Reproduce exactly only the lines from the line that holds "Reproduce this chart with Chart.js." to the line that holds "var barColor = '#52cdf4';", inclusive, in the listing below, and please leave out every picture.

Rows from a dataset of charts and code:

---*---

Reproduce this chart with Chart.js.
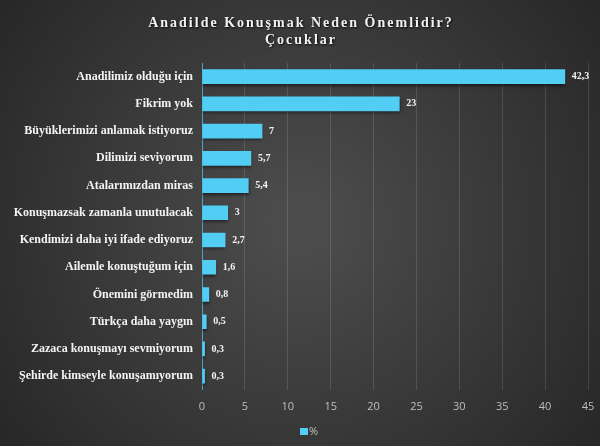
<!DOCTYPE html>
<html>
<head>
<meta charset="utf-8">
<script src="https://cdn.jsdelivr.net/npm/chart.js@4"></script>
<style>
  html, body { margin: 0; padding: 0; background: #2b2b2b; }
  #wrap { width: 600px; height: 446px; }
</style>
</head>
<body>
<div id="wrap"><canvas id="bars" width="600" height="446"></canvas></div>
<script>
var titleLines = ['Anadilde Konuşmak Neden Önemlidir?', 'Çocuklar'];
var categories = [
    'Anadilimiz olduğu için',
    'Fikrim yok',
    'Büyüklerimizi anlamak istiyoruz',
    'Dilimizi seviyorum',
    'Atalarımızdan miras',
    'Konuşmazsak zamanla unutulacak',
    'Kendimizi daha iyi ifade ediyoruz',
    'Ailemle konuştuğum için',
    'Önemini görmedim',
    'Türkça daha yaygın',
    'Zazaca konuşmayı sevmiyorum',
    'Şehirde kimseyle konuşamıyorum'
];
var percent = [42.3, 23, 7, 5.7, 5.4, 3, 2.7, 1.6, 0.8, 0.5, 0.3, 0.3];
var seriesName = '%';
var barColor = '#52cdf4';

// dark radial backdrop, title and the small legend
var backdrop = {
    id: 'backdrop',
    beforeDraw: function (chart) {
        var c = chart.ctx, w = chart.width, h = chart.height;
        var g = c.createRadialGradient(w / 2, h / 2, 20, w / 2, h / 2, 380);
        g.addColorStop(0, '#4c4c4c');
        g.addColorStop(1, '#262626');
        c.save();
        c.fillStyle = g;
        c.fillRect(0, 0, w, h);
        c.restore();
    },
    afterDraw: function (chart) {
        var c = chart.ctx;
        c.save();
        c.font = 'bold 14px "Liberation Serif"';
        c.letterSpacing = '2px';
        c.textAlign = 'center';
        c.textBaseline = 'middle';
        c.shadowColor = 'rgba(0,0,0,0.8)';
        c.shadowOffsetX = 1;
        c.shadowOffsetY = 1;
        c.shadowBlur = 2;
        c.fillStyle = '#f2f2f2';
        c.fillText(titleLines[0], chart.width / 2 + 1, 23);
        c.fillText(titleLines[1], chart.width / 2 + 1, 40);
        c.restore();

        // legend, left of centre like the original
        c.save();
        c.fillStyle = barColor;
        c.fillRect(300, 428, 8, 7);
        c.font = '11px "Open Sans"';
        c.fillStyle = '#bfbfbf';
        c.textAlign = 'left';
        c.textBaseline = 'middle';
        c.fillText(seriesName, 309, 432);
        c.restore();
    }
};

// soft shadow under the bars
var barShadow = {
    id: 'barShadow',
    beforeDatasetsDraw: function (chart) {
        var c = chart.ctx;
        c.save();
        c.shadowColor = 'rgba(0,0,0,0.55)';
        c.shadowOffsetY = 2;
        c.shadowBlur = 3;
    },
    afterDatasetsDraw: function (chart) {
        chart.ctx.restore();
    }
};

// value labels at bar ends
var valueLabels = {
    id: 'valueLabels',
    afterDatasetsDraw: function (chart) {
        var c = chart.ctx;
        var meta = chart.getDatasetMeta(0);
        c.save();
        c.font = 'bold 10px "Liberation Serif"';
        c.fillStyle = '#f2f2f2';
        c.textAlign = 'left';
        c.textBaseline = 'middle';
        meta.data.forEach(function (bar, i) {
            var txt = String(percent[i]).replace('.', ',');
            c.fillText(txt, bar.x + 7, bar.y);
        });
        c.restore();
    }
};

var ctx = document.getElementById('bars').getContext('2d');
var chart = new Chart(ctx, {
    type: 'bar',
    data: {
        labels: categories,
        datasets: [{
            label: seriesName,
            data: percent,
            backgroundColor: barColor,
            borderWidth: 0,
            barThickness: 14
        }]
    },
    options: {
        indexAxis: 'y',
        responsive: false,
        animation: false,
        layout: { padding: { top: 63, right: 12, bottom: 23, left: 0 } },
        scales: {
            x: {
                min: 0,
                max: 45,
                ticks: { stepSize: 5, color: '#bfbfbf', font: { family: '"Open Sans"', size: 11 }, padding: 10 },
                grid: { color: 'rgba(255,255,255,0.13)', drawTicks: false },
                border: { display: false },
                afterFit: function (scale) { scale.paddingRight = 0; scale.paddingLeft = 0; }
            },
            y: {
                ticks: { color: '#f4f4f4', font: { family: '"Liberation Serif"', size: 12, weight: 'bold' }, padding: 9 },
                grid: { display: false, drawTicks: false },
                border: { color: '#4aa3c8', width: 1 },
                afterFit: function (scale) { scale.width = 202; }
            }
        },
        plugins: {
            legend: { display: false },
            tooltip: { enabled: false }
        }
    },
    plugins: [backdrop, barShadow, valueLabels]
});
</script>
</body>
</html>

---*---

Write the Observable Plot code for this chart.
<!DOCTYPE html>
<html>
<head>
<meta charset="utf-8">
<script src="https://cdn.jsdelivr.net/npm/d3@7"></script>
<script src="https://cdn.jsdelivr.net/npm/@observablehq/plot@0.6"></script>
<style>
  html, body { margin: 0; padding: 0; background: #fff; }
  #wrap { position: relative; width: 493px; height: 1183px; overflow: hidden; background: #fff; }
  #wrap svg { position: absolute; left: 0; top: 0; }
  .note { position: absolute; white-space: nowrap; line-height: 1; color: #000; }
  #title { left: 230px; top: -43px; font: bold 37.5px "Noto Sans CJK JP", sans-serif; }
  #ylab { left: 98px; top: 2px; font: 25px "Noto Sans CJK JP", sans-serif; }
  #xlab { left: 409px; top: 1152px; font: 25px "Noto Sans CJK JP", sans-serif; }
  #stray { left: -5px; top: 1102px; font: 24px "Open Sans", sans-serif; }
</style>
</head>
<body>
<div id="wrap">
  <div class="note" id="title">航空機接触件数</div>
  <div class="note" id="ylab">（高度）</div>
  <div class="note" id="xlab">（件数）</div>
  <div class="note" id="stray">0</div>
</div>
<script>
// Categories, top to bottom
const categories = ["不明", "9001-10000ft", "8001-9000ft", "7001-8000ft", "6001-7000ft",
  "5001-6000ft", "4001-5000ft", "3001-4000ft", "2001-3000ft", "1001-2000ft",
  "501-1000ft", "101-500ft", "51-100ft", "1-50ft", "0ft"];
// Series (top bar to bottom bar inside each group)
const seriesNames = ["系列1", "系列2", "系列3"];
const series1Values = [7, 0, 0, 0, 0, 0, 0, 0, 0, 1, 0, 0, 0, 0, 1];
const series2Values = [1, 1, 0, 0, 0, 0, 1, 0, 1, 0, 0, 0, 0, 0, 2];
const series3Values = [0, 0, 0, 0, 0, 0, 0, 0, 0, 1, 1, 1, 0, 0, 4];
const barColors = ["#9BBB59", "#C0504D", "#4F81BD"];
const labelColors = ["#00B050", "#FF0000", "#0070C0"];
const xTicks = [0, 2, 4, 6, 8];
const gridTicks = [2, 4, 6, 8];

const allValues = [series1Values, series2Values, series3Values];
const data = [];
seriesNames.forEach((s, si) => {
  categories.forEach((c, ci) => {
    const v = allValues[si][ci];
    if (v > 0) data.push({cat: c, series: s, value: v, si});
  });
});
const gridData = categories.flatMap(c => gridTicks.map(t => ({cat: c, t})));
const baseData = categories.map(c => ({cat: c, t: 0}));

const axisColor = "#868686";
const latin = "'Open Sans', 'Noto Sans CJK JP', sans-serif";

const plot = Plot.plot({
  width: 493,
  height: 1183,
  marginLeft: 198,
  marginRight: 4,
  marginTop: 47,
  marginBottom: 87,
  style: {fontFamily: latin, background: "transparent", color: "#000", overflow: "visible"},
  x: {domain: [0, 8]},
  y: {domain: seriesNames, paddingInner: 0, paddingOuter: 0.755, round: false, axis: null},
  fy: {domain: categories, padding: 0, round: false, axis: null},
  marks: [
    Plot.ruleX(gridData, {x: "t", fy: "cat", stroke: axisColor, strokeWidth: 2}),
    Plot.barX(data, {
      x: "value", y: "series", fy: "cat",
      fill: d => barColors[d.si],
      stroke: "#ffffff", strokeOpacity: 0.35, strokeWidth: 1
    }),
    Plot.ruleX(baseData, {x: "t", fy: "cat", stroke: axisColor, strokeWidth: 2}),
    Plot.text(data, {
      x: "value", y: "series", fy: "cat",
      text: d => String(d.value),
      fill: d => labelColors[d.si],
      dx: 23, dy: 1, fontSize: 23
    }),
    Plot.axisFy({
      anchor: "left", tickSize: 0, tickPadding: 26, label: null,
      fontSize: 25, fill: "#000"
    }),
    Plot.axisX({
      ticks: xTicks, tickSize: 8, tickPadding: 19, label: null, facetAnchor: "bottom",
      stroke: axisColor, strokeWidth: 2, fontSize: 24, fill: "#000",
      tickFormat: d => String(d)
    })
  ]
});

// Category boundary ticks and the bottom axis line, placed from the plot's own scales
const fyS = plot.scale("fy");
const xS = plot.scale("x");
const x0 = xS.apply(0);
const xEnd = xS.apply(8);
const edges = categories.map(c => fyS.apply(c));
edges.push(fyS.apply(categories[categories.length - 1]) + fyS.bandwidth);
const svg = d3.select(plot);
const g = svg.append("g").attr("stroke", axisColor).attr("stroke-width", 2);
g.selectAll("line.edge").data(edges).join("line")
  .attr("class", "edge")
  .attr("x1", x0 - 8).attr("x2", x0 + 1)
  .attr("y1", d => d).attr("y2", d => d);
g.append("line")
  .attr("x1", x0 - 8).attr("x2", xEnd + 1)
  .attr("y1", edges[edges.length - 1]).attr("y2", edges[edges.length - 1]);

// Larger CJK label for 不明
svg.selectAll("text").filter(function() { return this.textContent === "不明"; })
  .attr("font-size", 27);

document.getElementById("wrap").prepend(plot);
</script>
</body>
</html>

---*---

FINISHED ANSWER:
Reproduce this chart with Chart.js.
<!DOCTYPE html>
<html>
<head>
<meta charset="utf-8">
<script src="https://cdn.jsdelivr.net/npm/chart.js@4"></script>
<style>
  html, body { margin: 0; padding: 0; background: #2b2b2b; }
  #wrap { width: 600px; height: 446px; }
</style>
</head>
<body>
<div id="wrap"><canvas id="bars" width="600" height="446"></canvas></div>
<script>
var titleLines = ['Anadilde Konuşmak Neden Önemlidir?', 'Çocuklar'];
var categories = [
    'Anadilimiz olduğu için',
    'Fikrim yok',
    'Büyüklerimizi anlamak istiyoruz',
    'Dilimizi seviyorum',
    'Atalarımızdan miras',
    'Konuşmazsak zamanla unutulacak',
    'Kendimizi daha iyi ifade ediyoruz',
    'Ailemle konuştuğum için',
    'Önemini görmedim',
    'Türkça daha yaygın',
    'Zazaca konuşmayı sevmiyorum',
    'Şehirde kimseyle konuşamıyorum'
];
var percent = [42.3, 23, 7, 5.7, 5.4, 3, 2.7, 1.6, 0.8, 0.5, 0.3, 0.3];
var seriesName = '%';
var barColor = '#52cdf4';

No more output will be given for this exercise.